The topic of real estate often intersects with family law and, as not all family law lawyers practice real estate (or have a friend to call that does), this article strives to summarize some notable points.
Spousal Consent
Per section 18(1) of the Family Law Act, a Matrimonial Home is defined as every property in which a person has an interest and that is or, if the spouses have separated, was at the time of separation ordinarily occupied by the person and his or her spouse as their family residence.
For married couples, when a Matrimonial Home is listed for sale or a mortgage is being registered on the property, spousal consent is required, whether or not the spouse appears on title of the Home. In the event that such consent is not obtained, the real estate agent or the real estate lawyer will be unable to proceed with the transaction.
If the parties are not married and one party owns a property, the consent of the other party is not required to sell or mortgage the property.

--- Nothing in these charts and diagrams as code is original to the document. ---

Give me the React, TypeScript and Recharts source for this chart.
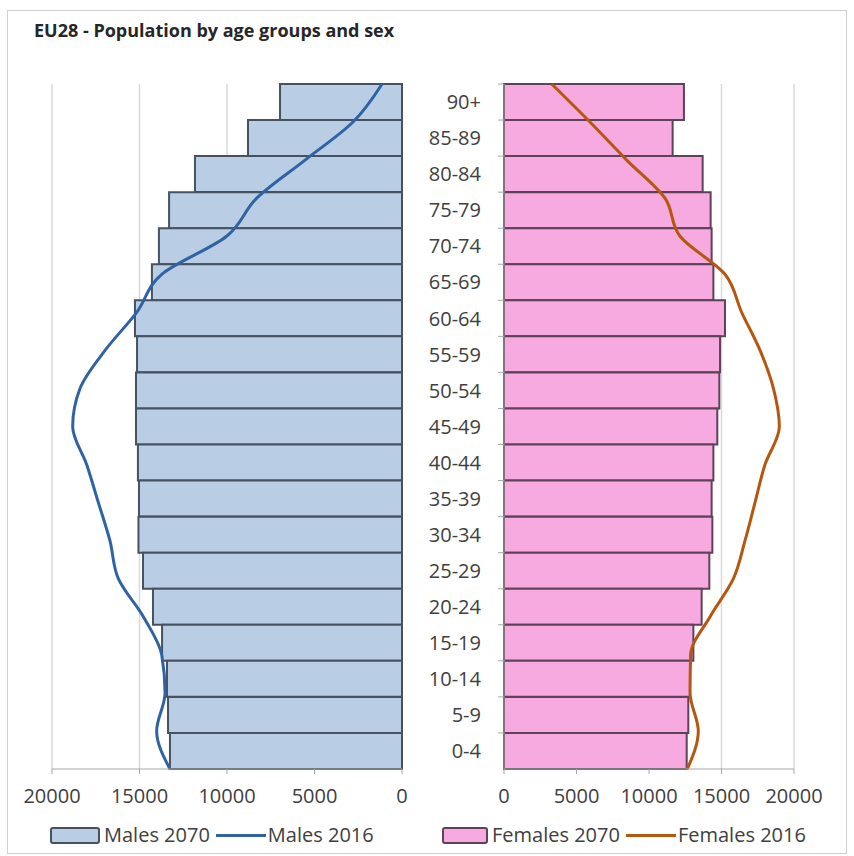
import React from 'react';
import { ComposedChart, Bar, Line, XAxis, YAxis, CartesianGrid } from 'recharts';

const FONT = '"Open Sans", "DejaVu Sans", sans-serif';

const ageGroups = ['90+', '85-89', '80-84', '75-79', '70-74', '65-69', '60-64', '55-59', '50-54', '45-49', '40-44', '35-39', '30-34', '25-29', '20-24', '15-19', '10-14', '5-9', '0-4'];
const males2070 = [6970, 8800, 11830, 13310, 13890, 14290, 15260, 15140, 15200, 15200, 15090, 15030, 15060, 14800, 14230, 13710, 13430, 13370, 13260];
const males2016 = [1140, 2800, 5540, 8300, 10020, 13730, 15160, 16970, 18400, 18820, 18020, 17350, 16690, 16210, 14780, 13730, 13540, 14020, 13260];
const females2070 = [12410, 11630, 13700, 14250, 14320, 14440, 15240, 14900, 14850, 14710, 14440, 14320, 14370, 14160, 13630, 13060, 12830, 12710, 12600];
const females2016 = [3290, 5930, 8460, 11100, 12140, 15240, 16390, 17660, 18580, 18990, 18000, 17310, 16620, 15820, 14210, 12870, 12830, 13400, 12640];
const xTicks = [0, 5000, 10000, 15000, 20000];

const title = 'EU28 - Population by age groups and sex';

const maleData = ageGroups.map((age, i) => ({ age, m2070: males2070[i], m2016: males2016[i] }));
const femaleData = ageGroups.map((age, i) => ({ age, f2070: females2070[i], f2016: females2016[i] }));

const COLORS = {
  maleBar: '#b9cde5',
  maleBarStroke: '#46525f',
  maleLine: '#2f63a3',
  femaleBar: '#f6aadf',
  femaleBarStroke: '#5e4259',
  femaleLine: '#b5570f',
  grid: '#d9d9d9',
  axis: '#a6a6a6',
  text: '#404040',
};

const legendLeft = [
  { label: 'Males 2070', kind: 'bar', fill: COLORS.maleBar, stroke: COLORS.maleBarStroke },
  { label: 'Males 2016', kind: 'line', stroke: COLORS.maleLine },
];
const legendRight = [
  { label: 'Females 2070', kind: 'bar', fill: COLORS.femaleBar, stroke: COLORS.femaleBarStroke },
  { label: 'Females 2016', kind: 'line', stroke: COLORS.femaleLine },
];

const TICK_SIZE = 6;
const TICK_MARGIN = 17;
const LABEL_SIZE = 20;

const CategoryTick = (props: any) => {
  const { x, y, payload } = props;
  const off = payload && typeof payload.offset === 'number' ? payload.offset : 0;
  return (
    <g>
      <text x={x} y={y} dy="0.36em" textAnchor="end" fill={COLORS.text} fontSize={LABEL_SIZE} fontFamily={FONT}>
        {payload.value}
      </text>
      {off > 0 && (
        <line x1={x + TICK_MARGIN} x2={x + TICK_MARGIN + TICK_SIZE} y1={y - off} y2={y - off} stroke={COLORS.axis} strokeWidth={1} />
      )}
    </g>
  );
};

const xTickStyle = { fill: COLORS.text, fontSize: LABEL_SIZE, fontFamily: FONT };

const LegendGroup = ({ items, left, swatchW }: any) => (
  <div style={{ position: 'absolute', left, top: 824, display: 'flex', alignItems: 'center', fontFamily: FONT, fontSize: LABEL_SIZE, color: COLORS.text, lineHeight: '22px', whiteSpace: 'nowrap' }}>
    {items.map((it: any) => (
      <div key={it.label} style={{ display: 'flex', alignItems: 'center', marginRight: 6 }}>
        {it.kind === 'bar' ? (
          <svg width={swatchW} height={17} style={{ marginRight: 4 }}>
            <rect x={1} y={1} width={swatchW - 2} height={15} fill={it.fill} stroke={it.stroke} strokeWidth={2} rx={2} />
          </svg>
        ) : (
          <svg width={50} height={17} style={{ marginRight: 2 }}>
            <line x1={0} x2={50} y1={8.5} y2={8.5} stroke={it.stroke} strokeWidth={3} />
          </svg>
        )}
        <span>{it.label}</span>
      </div>
    ))}
  </div>
);

export default function App() {
  return (
    <div style={{ position: 'absolute', left: 0, top: 0, width: 854, height: 856, background: '#fff', overflow: 'hidden' }}>
      <div style={{ position: 'absolute', left: 7, top: 10, width: 838, height: 842, border: '1px solid #cfcfcf' }} />
      <div style={{ position: 'absolute', left: 34, top: 18, fontFamily: FONT, fontWeight: 700, fontSize: 18, lineHeight: '24px', color: '#262626', whiteSpace: 'nowrap' }}>
        {title}
      </div>

      <div style={{ position: 'absolute', left: 0, top: 0 }}>
        <ComposedChart width={420} height={812} data={maleData} layout="vertical" barCategoryGap={0} margin={{ top: 84, right: 18, left: 52, bottom: 3 }}>
          <CartesianGrid horizontal={false} vertical={true} stroke={COLORS.grid} strokeWidth={1.5} />
          <XAxis type="number" domain={[0, 20000]} ticks={xTicks} reversed interval={0} height={40}
            tick={xTickStyle} tickSize={5} tickMargin={15} axisLine={{ stroke: COLORS.axis }} tickLine={{ stroke: COLORS.axis }} />
          <YAxis yAxisId="band" type="category" dataKey="age" hide />
          <YAxis yAxisId="pt" type="category" dataKey="age" scale="point" hide />
          <Bar yAxisId="band" dataKey="m2070" name="Males 2070" fill={COLORS.maleBar} stroke={COLORS.maleBarStroke} strokeWidth={2} isAnimationActive={false} />
          <Line yAxisId="pt" dataKey="m2016" name="Males 2016" type="monotone" stroke={COLORS.maleLine} strokeWidth={3} dot={false} isAnimationActive={false} />
        </ComposedChart>
      </div>

      <div style={{ position: 'absolute', left: 420, top: 0 }}>
        <ComposedChart width={434} height={812} data={femaleData} layout="vertical" barCategoryGap={0} margin={{ top: 84, right: 60, left: 0, bottom: 3 }}>
          <CartesianGrid horizontal={false} vertical={true} stroke={COLORS.grid} strokeWidth={1.5} />
          <XAxis type="number" domain={[0, 20000]} ticks={xTicks} interval={0} height={40}
            tick={xTickStyle} tickSize={5} tickMargin={15} axisLine={{ stroke: COLORS.axis }} tickLine={{ stroke: COLORS.axis }} />
          <YAxis yAxisId="band" type="category" dataKey="age" width={84} interval={0}
            tick={<CategoryTick />} tickLine={false} tickSize={TICK_SIZE} tickMargin={TICK_MARGIN} axisLine={{ stroke: COLORS.axis }} />
          <YAxis yAxisId="pt" type="category" dataKey="age" scale="point" hide />
          <Bar yAxisId="band" dataKey="f2070" name="Females 2070" fill={COLORS.femaleBar} stroke={COLORS.femaleBarStroke} strokeWidth={2} isAnimationActive={false} />
          <Line yAxisId="pt" dataKey="f2016" name="Females 2016" type="monotone" stroke={COLORS.femaleLine} strokeWidth={3} dot={false} isAnimationActive={false} />
        </ComposedChart>
      </div>

      <LegendGroup items={legendLeft} left={50} swatchW={50} />
      <LegendGroup items={legendRight} left={442} swatchW={46} />
    </div>
  );
}
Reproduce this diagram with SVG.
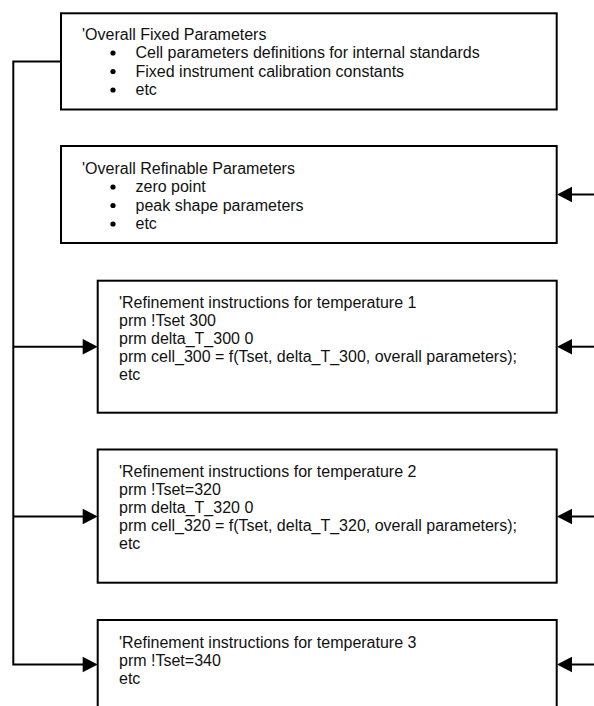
<svg xmlns="http://www.w3.org/2000/svg" width="594" height="706" viewBox="0 0 594 706">
<defs>
<style>
.box{fill:#fff;stroke:#000;stroke-width:2}
.t{font-family:"Liberation Sans",Arial,sans-serif;font-size:16px;fill:#111}
.ln{fill:none;stroke:#000;stroke-width:2}
.ah{fill:#000}
</style>
</defs>
<rect width="594" height="706" fill="#fff"/>
<g id="connectors">
<path class="ln" d="M61,61.5 H13.3 V664.5 H84"/>
<path class="ln" d="M13.3,346.7 H84"/>
<path class="ln" d="M13.3,516.5 H84"/>
<path class="ah" d="M97.7,346.7 L82.7,339 L82.7,354.4 Z"/>
<path class="ah" d="M97.7,516.5 L82.7,508.8 L82.7,524.2 Z"/>
<path class="ah" d="M97.7,664.5 L82.7,656.8 L82.7,672.2 Z"/>
<path class="ln" d="M594,194.5 H571"/>
<path class="ln" d="M594,346.7 H571"/>
<path class="ln" d="M594,516.5 H571"/>
<path class="ln" d="M594,664.5 H571"/>
<path class="ah" d="M557,194.5 L572,186.8 L572,202.2 Z"/>
<path class="ah" d="M557,346.7 L572,339 L572,354.4 Z"/>
<path class="ah" d="M557,516.5 L572,508.8 L572,524.2 Z"/>
<path class="ah" d="M557,664.5 L572,656.8 L572,672.2 Z"/>
</g>
<g id="fixed">
<rect class="box" x="61" y="13.3" width="495.7" height="96.2"/>
<text class="t" x="82" y="39.5">'Overall Fixed Parameters</text>
<circle cx="113" cy="53" r="2.6"/><text class="t" x="135.5" y="58">Cell parameters definitions for internal standards</text>
<circle cx="113" cy="71.5" r="2.6"/><text class="t" x="135.5" y="76.5">Fixed instrument calibration constants</text>
<circle cx="113" cy="90" r="2.6"/><text class="t" x="135.5" y="95">etc</text>
</g>
<g id="refinable">
<rect class="box" x="61" y="146" width="495.7" height="97"/>
<text class="t" x="82" y="173.5">'Overall Refinable Parameters</text>
<circle cx="113" cy="187" r="2.6"/><text class="t" x="135.5" y="192">zero point</text>
<circle cx="113" cy="205.5" r="2.6"/><text class="t" x="135.5" y="210.5">peak shape parameters</text>
<circle cx="113" cy="224" r="2.6"/><text class="t" x="135.5" y="229">etc</text>
</g>
<g id="temp1">
<rect class="box" x="97.7" y="280.7" width="459" height="132"/>
<text class="t" x="119" y="308">'Refinement instructions for temperature 1</text>
<text class="t" x="119" y="326">prm !Tset 300</text>
<text class="t" x="119" y="344">prm delta_T_300 0</text>
<text class="t" x="119" y="362">prm cell_300 = f(Tset, delta_T_300, overall parameters);</text>
<text class="t" x="119" y="380">etc</text>
</g>
<g id="temp2">
<rect class="box" x="97.7" y="449.5" width="459" height="133.2"/>
<text class="t" x="119" y="477">'Refinement instructions for temperature 2</text>
<text class="t" x="119" y="495">prm !Tset=320</text>
<text class="t" x="119" y="513">prm delta_T_320 0</text>
<text class="t" x="119" y="531">prm cell_320 = f(Tset, delta_T_320, overall parameters);</text>
<text class="t" x="119" y="549">etc</text>
</g>
<g id="temp3">
<rect class="box" x="97.7" y="620" width="459" height="100"/>
<text class="t" x="119" y="647.5">'Refinement instructions for temperature 3</text>
<text class="t" x="119" y="665.5">prm !Tset=340</text>
<text class="t" x="119" y="683.5">etc</text>
</g>
</svg>
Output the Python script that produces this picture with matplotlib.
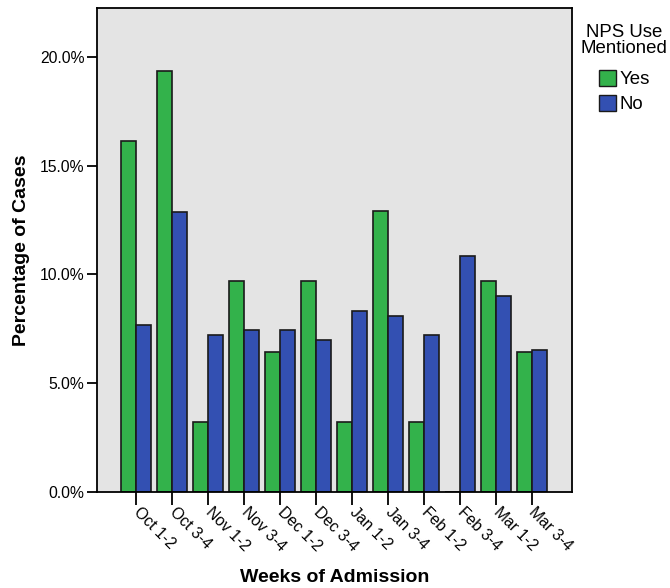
import matplotlib
matplotlib.use("Agg")
import matplotlib.pyplot as plt
import numpy as np
from matplotlib.patches import Patch

plt.rcParams['font.family'] = ['Liberation Sans', 'DejaVu Sans']

categories = ["Oct 1-2", "Oct 3-4", "Nov 1-2", "Nov 3-4", "Dec 1-2", "Dec 3-4",
              "Jan 1-2", "Jan 3-4", "Feb 1-2", "Feb 3-4", "Mar 1-2", "Mar 3-4"]
yes_vals = [16.13, 19.35, 3.23, 9.68, 6.45, 9.68, 3.23, 12.90, 3.23, 0.0, 9.68, 6.45]
no_vals = [7.66, 12.87, 7.20, 7.43, 7.43, 6.97, 8.34, 8.11, 7.20, 10.84, 9.01, 6.51]
series_names = ["Yes", "No"]
legend_title = "NPS Use\nMentioned"
y_ticks = [0, 5, 10, 15, 20]

green = "#33b24b"
blue = "#3350b2"

fig = plt.figure(figsize=(6.7, 5.88), dpi=100)
ax = fig.add_axes([97/670, 96/588, 475/670, 484/588])
ax.set_facecolor("#e4e4e4")

x = np.arange(len(categories))
w = 0.4167
ax.bar(x - w/2, yes_vals, width=w, color=green, edgecolor="#1a1a1a", linewidth=1.2)
ax.bar(x + w/2, no_vals, width=w, color=blue, edgecolor="#1a1a1a", linewidth=1.2)

ax.set_xlim(-1.075, 12.12)
ax.set_ylim(0, 22.25)
ax.set_yticks(y_ticks)
ax.set_yticklabels([f"{v:.1f}%" for v in y_ticks], fontsize=11.3)
ax.set_xticks(x)
ax.set_xticklabels(categories, fontsize=11.3, rotation=-45, ha='left', va='center',
                   rotation_mode='anchor')
ax.tick_params(axis='y', direction='out', length=7.5, width=1.3, color='black', pad=1.5)
ax.tick_params(axis='x', direction='out', length=9, width=1.3, color='black', pad=3.5)
for s in ax.spines.values():
    s.set_linewidth(1.3)
    s.set_color('black')

ax.set_ylabel("Percentage of Cases", fontsize=14, fontweight='bold', labelpad=7)
fig.text(0.5 * (97 + 572) / 670, 1 - 577/588, "Weeks of Admission", fontsize=14,
         fontweight='bold', ha='center', va='center')

handles = [Patch(facecolor=green, edgecolor="#1a1a1a", linewidth=1.0),
           Patch(facecolor=blue, edgecolor="#1a1a1a", linewidth=1.0)]
leg = fig.legend(handles, series_names, title=legend_title, loc='upper left',
                 bbox_to_anchor=(581/670, 1 - 24/588), frameon=False, fontsize=13.4,
                 title_fontsize=13.4, handlelength=0.95, handleheight=0.95,
                 handletextpad=0.2, labelspacing=0.36, borderaxespad=0, borderpad=0)
leg.get_title().set_multialignment('center')
leg.get_title().set_linespacing(0.95)
leg._legend_box.sep = 9

fig.savefig("out.png", dpi=100)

Matrimonial Home Designations
When only one party appears on title of the Matrimonial Home, and the non-titled spouse is concerned that the titled spouse may try to act without obtaining the property consents listed above, the non-titled spouse can register a “Matrimonial Home designation” on title through the land registry system. This designation serves to notify potential purchasers and/or lenders that the transaction could be set aside if no spousal consent is obtained. A spouse can register such designation with the assistance of a real estate lawyer without notifying the titled spouse.
A Matrimonial Home designation can be removed either voluntarily by the person who registered or by order of the court. For so long as the designation exists on title, no transactions can proceed without the proper consent of the non-titled spouse.